Jacqueline Lethbridge was elected the 32nd president of the New Zealand Law Society and will take over the reins in April 2022. But after the Martelli McKegg partner reposted a video of congratulations that included a song with the N-word as its title on Instagram, it seems she’s not off to the best start.
According to a Law Society spokesperson, on the night of October 15, Lethbridge re-shared a congratulatory post and unbeknownst to her, that post “included a song which used offensive language”. Her audio was switched off at the time and as soon as she was aware of it, Lethbridge immediately removed the post.
An apology was later made via Instagram in addition to an apology to the Law Society Council.
“Late last week I re-shared a story from a follower that included an inappropriate song. As soon as I became aware of this I removed it. I want to unreservedly apologise to anyone who might have seen this and who, rightfully, might have been offended by it,” Lethbridge said.
The New Zealand Law Society accepted Lethbridge’s explanation that she made a mistake and acknowledged her apology, a spokesperson said.

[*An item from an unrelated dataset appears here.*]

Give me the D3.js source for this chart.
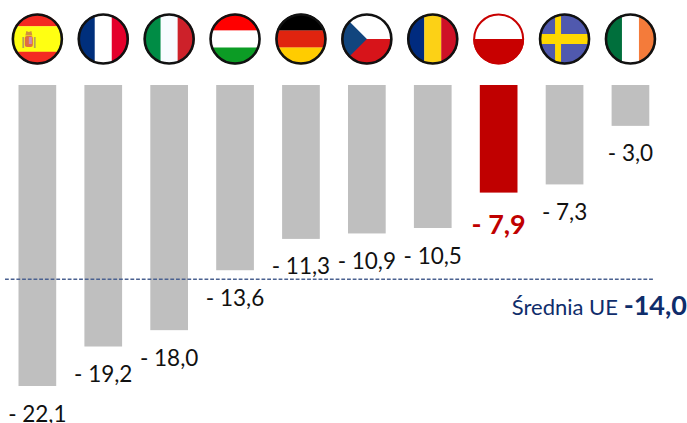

“It was not her intention to share inappropriate material and this is a reminder for all in the legal profession of the risks of sharing content posted from other people on social media. The Law Society acknowledges that the post, on the face of it, would cause offence and hurt.”
For context, the word – of Spanish and Portuguese origin – came about as a result of slavery in the 17th century, where Africans were deemed as less than human, who could be sold and bought, were brutally murdered, and had no rights.
In May, a University of Waikato professor apologised after saying the n-word in full during a lecture on representation and reclaiming terms. At the time Race Relations Commissioner Meng Foon said the incident could be used as a learning experience not to be repeated. Last year, Auckland’s Lynfield College said it would censor racial slurs from teaching materials after a student filmed a teacher using the n-word while reading a passage from a book.
Apologies and nuance
On the issue of the apology, the song in and of itself isn’t offensive when used by the descendants of those who had to endure it.
Rather it’s offensive when white people either use the loaded term to incite racial hatred, or blindly appropriate it for social capital without recognition of its historical significance.
For context, in 2018 musician Kendrick Lamar stopped a white woman from singing his song that included the word on stage during a concert. He told Vanity Fair:
“I’ve been on this earth for 30 years and there’s been so many things a Caucasian person said I couldn’t do. Get good credit, buy a house in an urban city. So many things – ‘You can’t do that’ – whether it’s from afar or close up. So if I say this is my word, let me have this one word, please let me have that word.”
Has political correctness gone bad? Suppose it has, dealing with the sense of discomfort and inconvenience of having to widen one’s vocabulary to avoid using the n-word seems a drop in the bucket relative to an uncontestable history of oppression, human rights abuses, and systemic issues for people of colour.
This situation is entirely different but having had a marketing and communications role at a law firm in a past life I would urge lawyers to post on social media with caution. Reshared posts could be perceived as endorsements, even if the intention – or mens rea – is lacking. Social media policies mean people can be fired if they bring their companies into disrepute.
Semantics, sure, but the devil is in the detail, which seems apropos given lawyers are traditionally known for their meticulous nature.
Where to from here?
Lethbridge will officially take up the role as president in April 2022. In the meantime:
“The [Law Society] does not condone offensive behaviour or language and has put significant effort in recent years into encouraging appropriate behaviour and improving diversity and inclusion within the New Zealand legal profession,” a Law Society spokesperson said.
Some of the initiatives to drive change include: changing the Law Society’s constitution to give Te Hunga Rōia Māori o Aotearoa and the Pacific Lawyers Association representation on the Law Society Council with full voting rights; advocating for taonga to be worn in court; and ensuring that its communications reflect the diversity of the legal profession alongside tools and resources to support greater inclusion.
Looking ahead, the Independent Review of the statutory framework for legal services will consider how commitments to the bi-cultural foundations of Aotearoa and inclusion and diversity can be strengthened, the spokesperson said.